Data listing
+++++

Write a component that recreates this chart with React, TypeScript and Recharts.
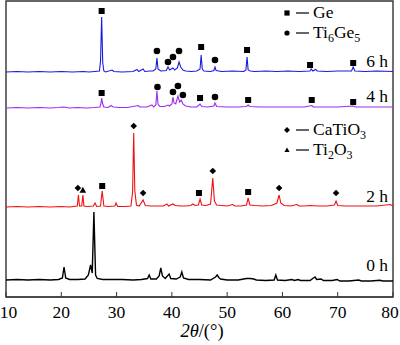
import { ComposedChart, Customized, Line, ReferenceArea, Scatter, XAxis, YAxis } from "recharts"

const SERIF = '"Liberation Serif", "Times New Roman", serif'

const xTicks = [10, 20, 30, 40, 50, 60, 70, 80]

// [2θ, stacked intensity] — each pattern sits on its own offset
const h6: [number, number][] = [
    [10, 225], [12, 225.5], [14, 225], [16, 225.5], [18, 225], [20, 225.5], [22, 225], [24, 225.5],
    [25, 225], [26, 225.5], [26.9, 226], [27.1, 236], [27.3, 280], [27.5, 234], [27.7, 226], [28, 225],
    [29.2, 227], [29.5, 225.5], [31, 225], [33, 225.5], [33.7, 227.5], [34, 225.5], [34.8, 228],
    [35.1, 225.5], [36, 226], [36.6, 226], [37.1, 228], [37.3, 239], [37.5, 228], [38, 226], [39, 226.5],
    [39.3, 230], [39.6, 227], [40.2, 229], [40.5, 227], [41.0, 229], [41.3, 235], [41.6, 230], [42, 227],
    [42.5, 226], [43.5, 225.5], [44.5, 226], [45.1, 228], [45.3, 242], [45.5, 228], [45.8, 226], [47, 225.5],
    [47.6, 226.5], [47.8, 230], [48, 226.5], [49, 225.5], [51, 226], [53, 225.5], [53.4, 227], [53.6, 240],
    [53.8, 227], [54.2, 226], [55, 225.5], [57, 226], [59, 225.5], [61, 226], [63, 225.5], [65, 226],
    [65.2, 228], [65.5, 226], [66.0, 227.5], [66.3, 226], [68, 225.5], [70, 226], [72.5, 226], [72.8, 230],
    [73.1, 226], [75, 225.5], [77, 226], [80, 225.5],
]

const h4: [number, number][] = [
    [10, 189], [12, 189.5], [14, 189], [16, 189.5], [18, 189], [19.5, 189.5], [20.5, 190], [21.5, 189],
    [23, 189.5], [24.5, 189], [26, 189.5], [27, 190], [27.2, 194], [27.3, 199], [27.5, 193], [27.7, 190],
    [28.5, 189.5], [29.0, 191.5], [29.4, 190], [30.5, 189.5], [32, 189.5], [33.9, 191.5], [34.2, 190],
    [35.5, 190], [36.4, 192], [36.7, 190], [37.1, 192], [37.3, 206], [37.5, 193], [37.8, 190.5],
    [38.7, 190.5], [39.3, 192], [39.6, 191], [40.0, 193], [40.2, 200], [40.4, 194], [40.7, 193],
    [41.1, 201], [41.4, 195], [41.7, 197], [42.0, 193], [42.5, 191], [43.5, 190], [44.5, 190],
    [45.1, 193], [45.4, 190.5], [46.5, 190], [47.6, 191], [47.8, 194], [48.1, 190.5], [50, 190], [52, 190],
    [53.5, 190.5], [53.8, 192], [54.1, 190.5], [56, 190], [58, 190], [60, 190], [62, 190], [64, 190],
    [65.3, 191.5], [65.6, 190], [68, 190], [70, 190], [72.8, 191], [73.2, 190], [76, 190], [80, 190],
]

const h2: [number, number][] = [
    [10, 90], [12, 90.5], [14, 90], [16, 90.5], [18, 90], [20, 90.5], [21.5, 90], [22.9, 91], [23.1, 102],
    [23.3, 91], [23.7, 91], [23.9, 102], [24.1, 91], [24.6, 90.5], [25.8, 91], [26.1, 94], [26.4, 90.5],
    [27.1, 91], [27.4, 106], [27.7, 91], [28.5, 90.5], [29.7, 91], [29.9, 94], [30.2, 90.5], [31.5, 90.5],
    [32.6, 91], [32.9, 105], [33.1, 164], [33.3, 106], [33.6, 92], [34.1, 91], [34.8, 97], [35.2, 91.5],
    [36.2, 91], [37.5, 91], [38.5, 91], [39.1, 93], [39.4, 91], [40.2, 93], [40.6, 91.5], [41.5, 91],
    [42.5, 91], [43.4, 91.5], [43.8, 93], [44.2, 91.5], [44.8, 92], [45.1, 98], [45.4, 92], [46.2, 91.5],
    [47.0, 93], [47.4, 119], [47.7, 96], [48.1, 92], [49, 91.5], [50, 91], [51, 92.5], [51.4, 91],
    [52.5, 91], [53.5, 92], [53.8, 99], [54.1, 92], [55, 91.5], [56.5, 91], [58, 91.5], [59, 94],
    [59.4, 102], [59.7, 94], [60.3, 91.5], [61.5, 91], [62.6, 92.5], [63, 91], [64, 91], [65, 91.5],
    [66.5, 91], [68, 91], [69.4, 92], [69.7, 96], [70.0, 91.5], [71.5, 91], [73, 91], [75, 91], [77, 91],
    [79.5, 92.5], [80, 91],
]

const h0: [number, number][] = [
    [10, 17], [12, 17.5], [14, 17], [16, 17.5], [18, 17], [19.5, 17.5], [20.2, 19], [20.5, 30], [20.8, 19],
    [21.5, 17.5], [23, 17.5], [24.3, 18], [24.9, 22], [25.3, 32], [25.6, 24], [25.9, 85], [26.2, 22],
    [26.5, 18.5], [27.5, 17.5], [29, 17.5], [31, 17.5], [33, 17], [34.5, 17.5], [35.6, 18.5], [35.9, 22],
    [36.2, 18], [37.2, 18], [37.7, 21], [38.0, 29], [38.3, 21], [38.8, 18.5], [39.5, 23], [39.8, 18.5],
    [40.8, 18], [41.5, 20], [41.8, 25], [42.1, 19], [43, 17.5], [45, 17.5], [47, 17], [47.9, 20],
    [48.2, 22], [48.5, 19.5], [48.8, 18], [50, 17], [52, 17], [53.5, 18.5], [54.2, 18.5], [54.8, 18],
    [55.3, 17], [57, 16.5], [58.5, 17], [58.8, 22], [59.1, 17], [60.5, 16.5], [61.7, 17.5], [62.2, 16.5],
    [62.8, 17.5], [63.3, 16.5], [65.0, 16.5], [65.6, 19], [65.9, 20], [66.2, 17.5], [67.0, 18], [67.4, 16.5],
    [69.0, 16.5], [69.9, 17.5], [70.4, 16], [72, 16], [73.8, 17], [74.3, 16], [76, 16], [77.6, 16.8],
    [78.2, 16], [80, 16],
]

// phase markers [2θ, height]
const geMarks: [number, number][] = [
    [27.3, 286], [45.3, 250], [53.6, 247], [65.0, 232], [72.8, 234],
    [27.3, 204], [45.1, 199], [53.8, 197], [65.3, 197], [72.8, 195],
    [27.4, 111], [44.9, 104], [53.8, 105],
]
const ti6ge5Marks: [number, number][] = [
    [37.3, 246], [39.3, 235], [40.2, 240], [41.3, 246], [47.8, 237],
    [37.4, 210], [40.2, 205], [41.1, 211], [42.0, 202], [47.8, 200],
]
const catio3Marks: [number, number][] = [
    [23.0, 109], [33.1, 171], [34.8, 104], [47.4, 126], [59.4, 109], [69.7, 104],
]
const ti2o3Marks: [number, number][] = [[23.9, 107]]

const sampleLabels = ["6 h", "4 h", "2 h", "0 h"]

const toRows = (pts: [number, number][]) => pts.map(([x, y]) => ({ x, y }))

type Kind = "square" | "circle" | "diamond" | "triangle"

function Marker({ kind, cx, cy, s }: { kind: Kind; cx: number; cy: number; s: number }) {
    if (kind === "square") return <rect x={cx - s} y={cy - s} width={2 * s} height={2 * s} fill="#000" />
    if (kind === "circle") return <circle cx={cx} cy={cy} r={s} fill="#000" />
    if (kind === "diamond")
        return <polygon points={`${cx},${cy - s} ${cx + s},${cy} ${cx},${cy + s} ${cx - s},${cy}`} fill="#000" />
    return <polygon points={`${cx},${cy - s} ${cx + s},${cy + s * 0.8} ${cx - s},${cy + s * 0.8}`} fill="#000" />
}

const shapeOf = (kind: Kind, s: number) => (p: any) => <Marker kind={kind} cx={p.cx} cy={p.cy} s={s} />

// edge labels are nudged inward so "10" and "80" stay inside the picture
function SerifTick({ x, y, payload }: any) {
    const cx = Math.min(Math.max(x, 8.5), 390)
    return (
        <text x={cx} y={y + 12} textAnchor="middle" fontFamily={SERIF} fontSize={17.5} fill="#000">
            {payload.value}
        </text>
    )
}

function Annotations() {
    const txt = { fontFamily: SERIF, fontSize: 17.5, fill: "#000" }
    const sub = { fontSize: 12 }
    const labelY = [67, 102, 202, 271]
    const legendRow = (kind: Kind, y: number) => (
        <g>
            <Marker kind={kind} cx={287} cy={y - 5} s={kind === "diamond" ? 3 : 2.6} />
            <line x1={296} x2={309} y1={y - 5} y2={y - 5} stroke="#000" strokeWidth={1.2} />
        </g>
    )
    return (
        <g>
            {sampleLabels.map((t, i) => (
                <text key={t} x={388} y={labelY[i]} textAnchor="end" {...txt}>{t}</text>
            ))}
            {legendRow("square", 18)}
            <text x={313} y={18} {...txt}>Ge</text>
            {legendRow("circle", 38)}
            <text x={313} y={38} {...txt}>Ti<tspan dy={4} {...sub}>6</tspan><tspan dy={-4}>Ge</tspan><tspan dy={4} {...sub}>5</tspan></text>
            {legendRow("diamond", 135)}
            <text x={313} y={135} {...txt}>CaTiO<tspan dy={4} {...sub}>3</tspan></text>
            {legendRow("triangle", 155)}
            <text x={313} y={155} {...txt}>Ti<tspan dy={4} {...sub}>2</tspan><tspan dy={-4}>O</tspan><tspan dy={4} {...sub}>3</tspan></text>
            <text x={202} y={337} textAnchor="middle" {...txt} fontSize={18.5}>
                <tspan fontStyle="italic">2θ</tspan>/(°)
            </text>
        </g>
    )
}

export default function App() {
    return (
        <div style={{ position: "absolute", left: 0, top: 0 }}>
            <ComposedChart width={400} height={345} margin={{ top: 1, right: 7, bottom: 0, left: 6 }}>
                <XAxis
                    dataKey="x"
                    type="number"
                    domain={[10, 80]}
                    ticks={xTicks}
                    interval={0}
                    height={48}
                    tickSize={-5}
                    tickMargin={14}
                    stroke="#333"
                    tick={<SerifTick />}
                />
                <YAxis dataKey="y" type="number" domain={[0, 296]} hide width={0} />
                <ReferenceArea x1={10} x2={80} y1={0} y2={296} fill="none" stroke="#333" strokeWidth={1.4} />
                <Line data={toRows(h0)} dataKey="y" stroke="#000" strokeWidth={1.4} dot={false} isAnimationActive={false} />
                <Line data={toRows(h2)} dataKey="y" stroke="#ee1111" strokeWidth={1.1} dot={false} isAnimationActive={false} />
                <Line data={toRows(h4)} dataKey="y" stroke="#9a2cf0" strokeWidth={1.1} dot={false} isAnimationActive={false} />
                <Line data={toRows(h6)} dataKey="y" stroke="#1a1ae0" strokeWidth={1.1} dot={false} isAnimationActive={false} />
                <Scatter data={toRows(geMarks)} dataKey="y" shape={shapeOf("square", 3)} isAnimationActive={false} />
                <Scatter data={toRows(ti6ge5Marks)} dataKey="y" shape={shapeOf("circle", 3.3)} isAnimationActive={false} />
                <Scatter data={toRows(catio3Marks)} dataKey="y" shape={shapeOf("diamond", 3.3)} isAnimationActive={false} />
                <Scatter data={toRows(ti2o3Marks)} dataKey="y" shape={shapeOf("triangle", 3.3)} isAnimationActive={false} />
                <Customized component={Annotations} />
            </ComposedChart>
        </div>
    )
}
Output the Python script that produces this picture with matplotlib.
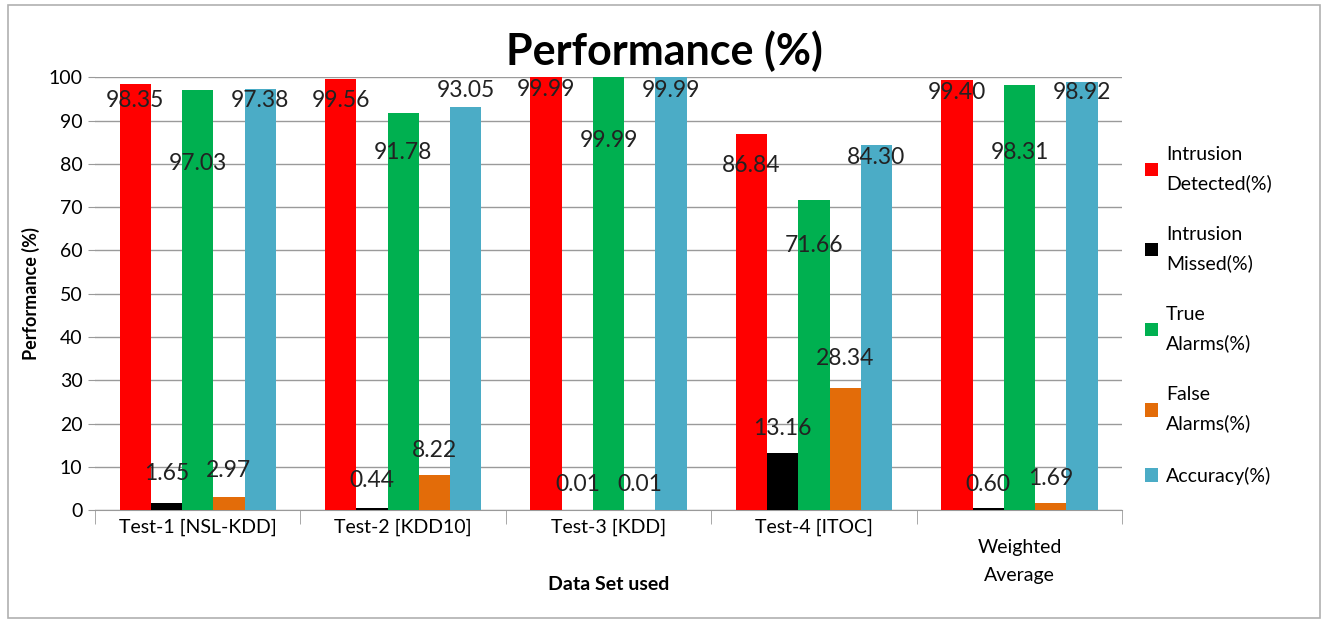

+++++

**SET PROBLEM**: Skip the pictures, please, and transcribe only the lines from the beginning of the material through the one that contains "const xTicks = [10, 20, 30, 40, 50, 60, 70, 80]".

**SOLUTION FOR THIS PROBLEM**:
Write a component that recreates this chart with React, TypeScript and Recharts.
import { ComposedChart, Customized, Line, ReferenceArea, Scatter, XAxis, YAxis } from "recharts"

const SERIF = '"Liberation Serif", "Times New Roman", serif'

const xTicks = [10, 20, 30, 40, 50, 60, 70, 80]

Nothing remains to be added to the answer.